Yes, in the below picture I am sitting with two Bedouins in Wadi Araba holding a gazelle's head. How I got into this situation is a rather long story, however.
Yesterday, two friends and I decided to take a trip out into the Jordanian desert––in the car pictured below:
After visiting Mt. Nebo, the place where––according to tradition––Moses looked out on the promised land he would not be permitted to enter, we drove down to the dead sea, something I had always wanted to see. Since we were planning on camping out in the desert that night, and it is almost mandatory that you take a shower afterwards, we decided not to go swimming. So that will have to be for another trip. After that we headed south along the sea and made the 200-some kilometer journey to Aqaba. Along the way we made two stops; several to pick of hitchhikers, and one to run out and frolic in the sand... and discover that our Honda Compact was not the greatest off-road vehicle:
Another was to walk with wild camels:
When we finally reached Aqaba, I had the strange sensation that I had seen the place before... and then I realized that I had––in Lawrence of Arabia. We then went down to the beach and rented a paddle-boat. The Gulf of Aqaba isn't exactly the kind of place I ever pictured myself using a paddle-boat, but it was fun in a hilarious kind of way. It was also a cool experience because from the Gulf of Aqaba it's possible to see four countries at the same time: Jordan to the North-East, Israel to the North-West, Saudi Arabia to the South-East, and Egypt to the South-West.

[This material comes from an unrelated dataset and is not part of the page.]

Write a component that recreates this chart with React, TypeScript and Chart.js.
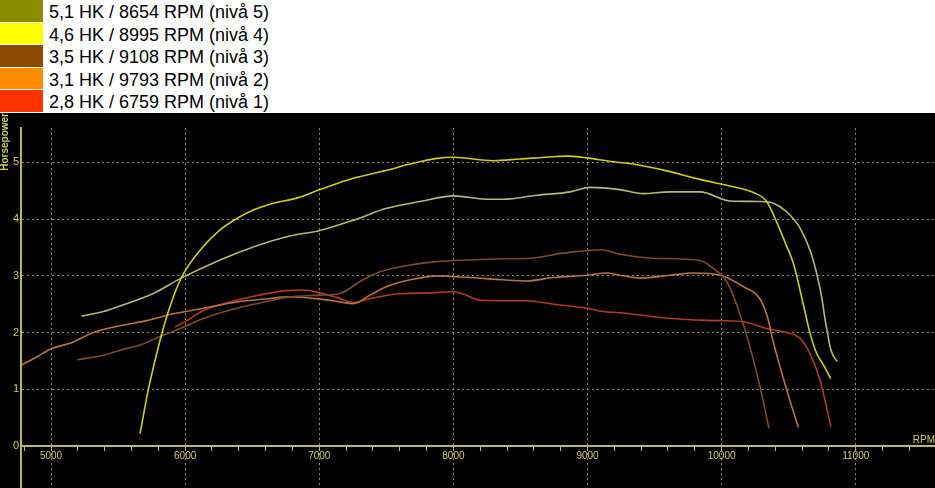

By the time we finished it was getting dark and we headed back out into the desert. After traveling into Wadi Araba we left the highway and drove along dirt (or sand, rather) roads until we found an abandoned hut-kind-of building with no roof and a walled in courtyard in back. The stars were just coming out when the first Bedouins came.
They spoke with Brett for about fifteen minutes and kept repeating that it was very strange for us to be there and that they had never seen anything like it before. They finally left and we went back to taking care of the fire. Just a few minutes later though, another one showed up, talking on his cell phone. He was followed by two more, and they were all adamant that it was not safe for us to stay there, telling us we would probably get shot or robbed or something along those lines. So it was evident that at this point the entire valley knew we were there––and wasn't particularly pleased about it. The also added that if any of these things happened it would reflect badly on them, since it was their territory. Thus, they insisted that it was their duty to take us to their home. We in turn insisted that we would leave and return to Aqaba and camp on the beach instead. They however, would not hear of this, and twenty minutes later we were following their white Toyota pickup back to their house.
So I spent the evening drinking large amounts of tea, sitting on cushions, and listening to Brett converse with them in Arabic for several hours. It was a surreal experience, and I'm tempted to write another post just about it.
Petra is something I had dreamed of seeing since I was nine or ten, and so coming to Jordan it was the main thing I was looking forward to seeing. In the end though, and even though it exceeded my expectations thoroughly, it seemed more like icing on the cake.
Late that afternoon, I parted ways with Brett and Jonny and took the bus back to Amman. I had some work to do there, and also wanted to spend some time catching up with my friends. I was still a little sad to see the previous two days come to an end, as they were definitely some of the craziest and best ever.